Withdrawing a kayaking trip next month as a consequence for damaging leisure equipment probably won’t work. However, issuing an immediate consequence today or tomorrow probably will.

Don’t go overboard: Grounding someone for a few months for faking a Facebook account will probably be regarded as dramatic. This can result in your child potentially thinking of you as dramatic and unreasonable. The resentment they will naturally feel might drive more troubling behaviors.

Consistency: Tyler Jacobson recently posted here on the importance of having ‘backbone’. Research and experience support what he says. Tempting as it is to give in if you see good behaviour or big beautiful tear brimmed eyes – give in at your peril!!

You can still reward or give positive feedback while sticking to agreed consequences. Giving in can teach your child not to take you seriously.
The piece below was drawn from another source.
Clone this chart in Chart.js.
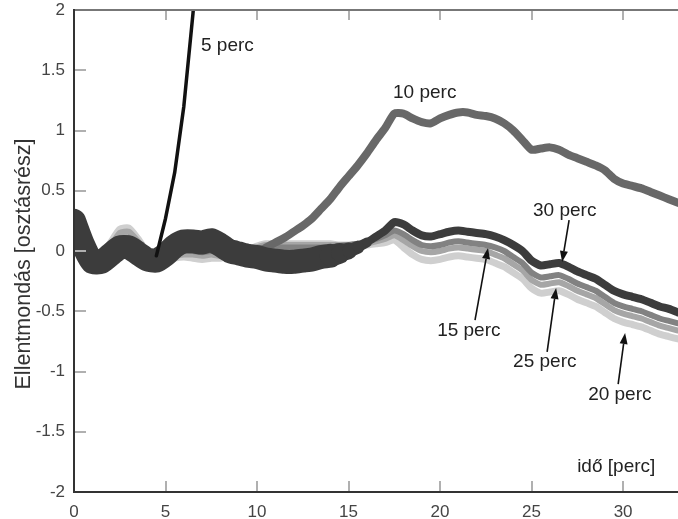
<!DOCTYPE html>
<html>
<head>
<meta charset="utf-8">
<script src="https://cdn.jsdelivr.net/npm/chart.js@4.4.1/dist/chart.umd.min.js"></script>
<style>
html,body{margin:0;padding:0;background:#fff;}
#wrap{width:678px;height:519px;position:relative;}
</style>
</head>
<body>
<div id="wrap"><canvas id="c" width="678" height="519"></canvas></div>
<script>
// time axis (perc)
const times = [0,0.5,1,1.5,2,2.5,3,3.5,4,4.5,5,5.5,6,6.5,7,7.5,8,8.5,9,9.5,10,10.5,11,11.5,12,12.5,13,13.5,14,14.5,15,15.5,16,16.5,17,17.5,18,18.5,19,19.5,20,20.5,21,21.5,22,22.5,23,23.5,24,24.5,25,25.5,26,26.5,27,27.5,28,28.5,29,29.5,30,30.5,31,31.5,32,32.5,33];

const perc30 = [0.25,0.05,-0.09,-0.09,-0.03,0.03,0.03,-0.02,-0.07,-0.08,-0.03,0.04,0.08,0.08,0.07,0.09,0.05,0.0,-0.02,-0.04,-0.05,-0.07,-0.08,-0.09,-0.09,-0.08,-0.07,-0.05,-0.04,-0.02,0.0,0.03,0.07,0.12,0.17,0.24,0.22,0.17,0.13,0.12,0.14,0.16,0.17,0.16,0.15,0.14,0.12,0.09,0.05,0.0,-0.08,-0.12,-0.11,-0.1,-0.13,-0.17,-0.2,-0.23,-0.28,-0.33,-0.36,-0.38,-0.4,-0.43,-0.46,-0.48,-0.51];

const perc15 = [0.27,0.07,-0.07,-0.07,0.0,0.1,0.11,0.04,-0.04,-0.07,-0.05,-0.02,0.0,0.0,-0.01,0.0,-0.01,-0.02,-0.02,-0.01,0.02,0.03,0.03,0.03,0.03,0.03,0.03,0.03,0.03,0.04,0.05,0.06,0.08,0.1,0.13,0.17,0.14,0.09,0.05,0.04,0.05,0.07,0.08,0.07,0.06,0.05,0.03,0.0,-0.05,-0.1,-0.18,-0.22,-0.21,-0.2,-0.23,-0.27,-0.3,-0.33,-0.38,-0.43,-0.46,-0.48,-0.5,-0.53,-0.56,-0.58,-0.6];

const perc25 = [0.26,0.09,-0.05,-0.05,0.04,0.15,0.16,0.08,-0.02,-0.08,-0.07,-0.04,-0.03,-0.03,-0.04,-0.03,-0.04,-0.03,-0.02,0.0,0.03,0.05,0.05,0.05,0.05,0.05,0.05,0.05,0.05,0.05,0.05,0.05,0.06,0.08,0.1,0.13,0.09,0.04,0.0,-0.01,0.0,0.02,0.03,0.02,0.01,0.0,-0.03,-0.06,-0.11,-0.16,-0.24,-0.28,-0.27,-0.26,-0.29,-0.33,-0.36,-0.39,-0.44,-0.49,-0.52,-0.54,-0.56,-0.59,-0.62,-0.64,-0.66];

const perc20 = [0.25,0.11,-0.03,-0.03,0.07,0.18,0.19,0.1,-0.01,-0.09,-0.09,-0.06,-0.05,-0.06,-0.07,-0.06,-0.06,-0.04,-0.02,0.01,0.04,0.06,0.06,0.06,0.06,0.06,0.06,0.06,0.06,0.05,0.05,0.05,0.05,0.06,0.07,0.09,0.03,-0.03,-0.07,-0.08,-0.07,-0.05,-0.04,-0.05,-0.06,-0.07,-0.1,-0.13,-0.18,-0.23,-0.31,-0.35,-0.34,-0.33,-0.36,-0.4,-0.43,-0.46,-0.51,-0.56,-0.59,-0.61,-0.63,-0.66,-0.69,-0.71,-0.73];

const perc10 = [0.25,0.05,-0.09,-0.09,-0.03,0.03,0.03,-0.02,-0.07,-0.08,-0.03,0.04,0.08,0.08,0.07,0.09,0.05,0.0,-0.02,-0.04,-0.03,0.03,0.07,0.11,0.16,0.21,0.27,0.35,0.43,0.53,0.62,0.71,0.81,0.92,1.02,1.14,1.14,1.1,1.07,1.06,1.1,1.13,1.15,1.15,1.13,1.12,1.1,1.06,1.0,0.92,0.84,0.85,0.86,0.84,0.8,0.77,0.74,0.71,0.67,0.6,0.56,0.54,0.52,0.49,0.46,0.43,0.4];

const perc5 = [null,null,null,null,null,null,null,null,null,-0.04,0.27,0.65,1.2,1.97,2.9,null,null,null,null,null,null,null,null,null,null,null,null,null,null,null,null,null,null,null,null,null,null,null,null,null,null,null,null,null,null,null,null,null,null,null,null,null,null,null,null,null,null,null,null,null,null,null,null,null,null,null,null];

const xTicks = [0,5,10,15,20,25,30];
const yTicks = [-2,-1.5,-1,-0.5,0,0.5,1,1.5,2];

const notes = [
  {text:'5 perc',  x:6.94,  y:1.66},
  {text:'10 perc', x:17.43, y:1.266},
  {text:'30 perc', x:25.08, y:0.29,   from:[27.05,0.257],  to:[26.67,-0.091]},
  {text:'15 perc', x:19.84, y:-0.705, from:[21.91,-0.573], to:[22.62,0.025]},
  {text:'25 perc', x:23.99, y:-0.963, from:[25.85,-0.838], to:[26.34,-0.307]},
  {text:'20 perc', x:28.09, y:-1.237, from:[29.73,-1.104], to:[30.11,-0.68]},
  {text:'idő [perc]', x:27.49, y:-1.834}
];
const yTitle = 'Ellentmondás [osztásrész]';

const pts = arr => times.map((t,i)=>({x:t,y:arr[i]}));
const FONT = '"Liberation Sans", Arial, sans-serif';

// width of the noisy dark band: wide while all runs overlap, narrowing after ~14 perc
const bandWidth = t => t < 14 ? 24 : t < 14.5 ? 21 : t < 15 ? 17 : t < 15.5 ? 13 : t < 16 ? 10 : 8;

const framePlugin = {
  id:'frame',
  afterDatasetsDraw(chart){
    const {ctx, chartArea:a, scales:{x,y}} = chart;
    ctx.save();
    ctx.strokeStyle = '#b0b0b0';
    ctx.lineWidth = 2;
    xTicks.forEach(v=>{
      const px = Math.round(x.getPixelForValue(v));
      if (v===0) return;
      ctx.beginPath(); ctx.moveTo(px,a.bottom); ctx.lineTo(px,a.bottom-11); ctx.stroke();
      ctx.beginPath(); ctx.moveTo(px,a.top); ctx.lineTo(px,a.top+10); ctx.stroke();
    });
    yTicks.forEach(v=>{
      const py = Math.round(y.getPixelForValue(v));
      if (v===-2 || v===2) return;
      ctx.beginPath(); ctx.moveTo(a.left,py); ctx.lineTo(a.left+12,py); ctx.stroke();
    });
    ctx.lineWidth = 2;
    ctx.strokeStyle = '#777';
    ctx.beginPath(); ctx.moveTo(a.left,a.top); ctx.lineTo(a.right,a.top); ctx.stroke();
    ctx.strokeStyle = '#333';
    ctx.beginPath(); ctx.moveTo(a.left,a.top-1); ctx.lineTo(a.left,a.bottom); ctx.lineTo(a.right,a.bottom); ctx.stroke();
    ctx.fillStyle = '#222';
    ctx.strokeStyle = '#111';
    ctx.font = '19px ' + FONT;
    ctx.textBaseline = 'alphabetic';
    ctx.textAlign = 'left';
    notes.forEach(n=>{
      ctx.fillText(n.text, x.getPixelForValue(n.x), y.getPixelForValue(n.y));
      if (n.from){
        const x0 = x.getPixelForValue(n.from[0]), y0 = y.getPixelForValue(n.from[1]);
        const x1 = x.getPixelForValue(n.to[0]),   y1 = y.getPixelForValue(n.to[1]);
        const ang = Math.atan2(y1-y0, x1-x0);
        const hl = 11, hw = 4;
        const bx = x1 - hl*Math.cos(ang), by = y1 - hl*Math.sin(ang);
        ctx.lineWidth = 1.6;
        ctx.beginPath(); ctx.moveTo(x0,y0); ctx.lineTo(bx,by); ctx.stroke();
        ctx.beginPath();
        ctx.moveTo(x1,y1);
        ctx.lineTo(bx + hw*Math.sin(ang), by - hw*Math.cos(ang));
        ctx.lineTo(bx - hw*Math.sin(ang), by + hw*Math.cos(ang));
        ctx.closePath(); ctx.fillStyle='#111'; ctx.fill();
        ctx.fillStyle = '#222';
      }
    });
    ctx.save();
    ctx.translate(24, (a.top+a.bottom)/2 + 13);
    ctx.rotate(-Math.PI/2);
    ctx.textAlign = 'center';
    ctx.textBaseline = 'middle';
    ctx.font = '21.5px ' + FONT;
    ctx.fillStyle = '#333';
    ctx.fillText(yTitle, 0, 0);
    ctx.restore();
    ctx.restore();
  }
};

const ds = (label, arr, color, width, order, extra) => Object.assign({
  label, data: pts(arr), borderColor: color, backgroundColor: color,
  borderWidth: width, pointRadius: 0, tension: 0.2, fill: false, order,
  borderCapStyle:'round', borderJoinStyle:'round', clip: 0
}, extra||{});

new Chart(document.getElementById('c'), {
  type: 'line',
  data: {
    datasets: [
      ds('5 perc', perc5, '#111111', 3.5, 0, {tension:0}),
      ds('30 perc', perc30, '#3c3c3c', 8, 1, {segment:{borderWidth: c => bandWidth(c.p0.parsed.x)}}),
      ds('10 perc', perc10, '#686868', 8, 2),
      ds('15 perc', perc15, '#828282', 6, 3),
      ds('25 perc', perc25, '#a6a6a6', 6, 4),
      ds('20 perc', perc20, '#cfcfcf', 7, 5)
    ]
  },
  options: {
    responsive: false,
    animation: false,
    events: [],
    layout: { padding: { top: 10, right: 0, left: 0, bottom: 0 } },
    plugins: { legend: { display: false }, tooltip: { enabled: false } },
    scales: {
      x: {
        type: 'linear', min: 0, max: 33,
        grid: { display: false, drawTicks: false },
        border: { display: false },
        afterBuildTicks: s => { s.ticks = xTicks.map(v=>({value:v})); },
        afterFit: s => { s.height = 27; s.paddingLeft = 0; s.paddingRight = 0; },
        ticks: { includeBounds: false, padding: 10, color: '#444', font: { family: FONT, size: 17 }, maxRotation: 0 }
      },
      y: {
        type: 'linear', min: -2, max: 2,
        grid: { display: false, drawTicks: false },
        border: { display: false },
        afterBuildTicks: s => { s.ticks = yTicks.map(v=>({value:v})); },
        afterFit: s => { s.width = 74; s.paddingTop = 0; s.paddingBottom = 0; },
        ticks: { padding: 9, color: '#444', font: { family: FONT, size: 17 },
          callback: v => String(v) }
      }
    }
  },
  plugins: [framePlugin]
});
</script>
</body>
</html>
They will learn responsibility for their own behavior and that you can be manipulated.

This will invite a world of pain for everyone’s future! Be steadfast – you can do it – and they will respect you all the more. Promise!! (Also goes for adults but that’s for another day!)

Positive detailed attention: When you catch them being good, name it. Not just “wow you’re being so good!” Which is lovely of course, but kids can see through general for-the-sake-of-it compliments very easily.

Take a moment to figure out what you like about what they’ve done – so “Oh I like that you offered your friend a loan of your skateboard. I’m guessing they appreciated that you noticed their’s was broken and did you see how happy they were when you offered? That was so observant and kind – nice work!”.

Choice: Remind them that there is always a choice. If they choose ‘well’ there will be a natural consequence that will feel nice, and if they choose ‘badly’ there will be a logical consequence that won’t feel nice. They have the power to choose once they have this clear knowledge laid out for them.

Now I know this won’t work all the time!! However, it will work more often than dishing out unexplained illogical harsh or inconsistent punishments. It’s never too late to start so don’t fret if your kids are already teens. Swopping ‘Punishment’ for ‘Choices and Consequences’ will feel better for all of you!

Feedback, ideas and stories welcome as always and good luck and see you in September when they’re all gone back to school!